Thanksgiving air travel nears '19 level

Travelers cross a pedestrian bridge between terminals Wednesday at Logan International Airport in Boston.
(AP/Steven Senne)
Travelers cross a pedestrian bridge between terminals Wednesday at Logan International Airport in Boston. (AP/Steven Senne)

Thanksgiving air travel did not reach the record high of 2019, but it was close. About 2.3 million people passed through Transportation Safety Administration checkpoints Wednesday, more travelers than on any other day during the pandemic.

The figure was more than twice the total on the Wednesday before Thanksgiving last year and about 88% of the number of travelers who flew on the same Wednesday in 2019.

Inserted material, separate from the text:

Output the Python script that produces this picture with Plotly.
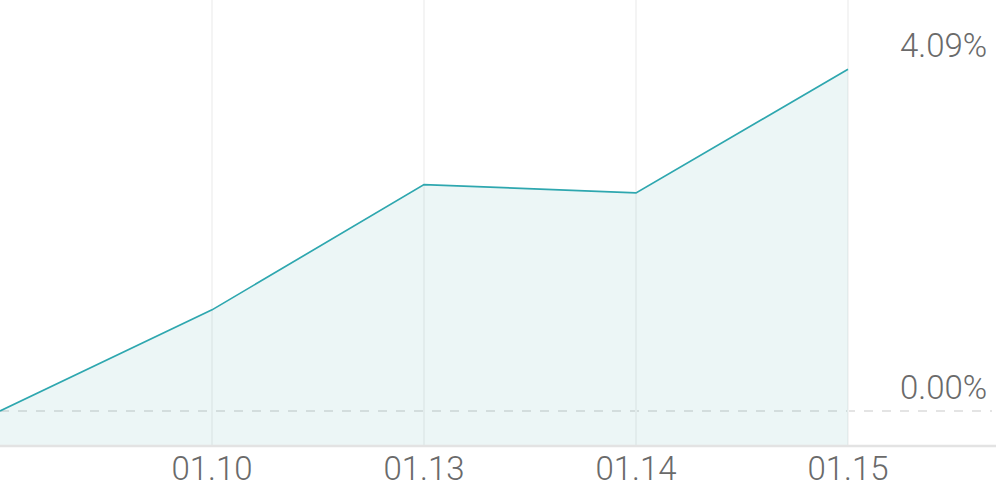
import plotly.graph_objects as go

dates = ["01.09", "01.10", "01.13", "01.14", "01.15"]
returns = [0.00, 1.21, 2.71, 2.61, 4.09]
shown_ticks = ["", "01.10", "01.13", "01.14", "01.15"]
y_labels = ["4.09%", "0.00%"]
y_label_vals = [4.09, 0.00]

x_idx = list(range(len(dates)))
y_range = [-0.42, 4.92]
x_range = [0, 4.698]

LINE = "#2ea7af"
FILL = "rgba(46,160,160,0.09)"
TEXT = "#6a6a6a"
FONT = "Roboto Light, Roboto, sans-serif"

fig = go.Figure()
fig.add_trace(go.Scatter(x=x_idx, y=[y_range[0]] * len(x_idx), mode="lines",
                         line=dict(width=0), hoverinfo="skip", showlegend=False))
fig.add_trace(go.Scatter(x=x_idx, y=returns, mode="lines", fill="tonexty",
                         fillcolor=FILL, line=dict(color=LINE, width=1.7),
                         showlegend=False))

fig.add_shape(type="line", xref="paper", yref="y", x0=0, x1=0.996, y0=0, y1=0,
              line=dict(color="#dcdcdc", width=1.5, dash="dash"), layer="below")

for txt, v in zip(y_labels, y_label_vals):
    fig.add_annotation(text=txt, xref="paper", yref="y", x=989 / 996, y=v,
                       xanchor="right", yanchor="bottom", showarrow=False,
                       yshift=2, font=dict(family=FONT, size=33, color=TEXT))

fig.update_layout(
    width=996, height=490,
    margin=dict(l=0, r=0, t=0, b=44),
    paper_bgcolor="white", plot_bgcolor="white",
    xaxis=dict(range=x_range, tickvals=x_idx, ticktext=shown_ticks,
               showgrid=True, gridcolor="#f4f4f4", gridwidth=2,
               zeroline=False, showline=False, ticks="",
               tickfont=dict(family=FONT, size=33, color=TEXT)),
    yaxis=dict(range=y_range, showgrid=False, zeroline=False,
               showticklabels=False, showline=False),
)
fig.add_shape(type="line", xref="paper", yref="paper", x0=0, x1=1, y0=0, y1=0,
              line=dict(color="#e3e3e3", width=2.5))

fig.write_html("out.html", config={"displayModeBar": False},
               post_script="document.body.style.margin='0';")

Social media was abuzz with nearly equal complaints about the longest airport lines people had experienced in years and surprise that lines were so short, reinforcing the idea pandemic unpredictability persists.

Among the travelers sharing a sense of excitement about being able to visit family on Thanksgiving was Katie Thurston of San Diego, known to some as the Bachelorette from Season 17 of that reality show.

"To go back to something that feels normal makes me feel so emotional," she said in a telephone interview after tweeting about her tearful reaction to landing in Seattle to visit her mother and sister and meet her baby niece for the first time.

Hundreds of airport food service workers picketed Wednesday at San Francisco International Airport over a dispute involving health care. But contrary to some passengers' fears -- and warnings from the Southwest Airlines pilots union in August -- there were no walkouts by flight attendants or pilots Wednesday.

Typically, the busiest days for air travel during the Thanksgiving period are the Tuesday and Wednesday before the holiday and the Sunday after it, according to a TSA spokesperson. United said the airline expects this Sunday to be its busiest day since the pandemic began.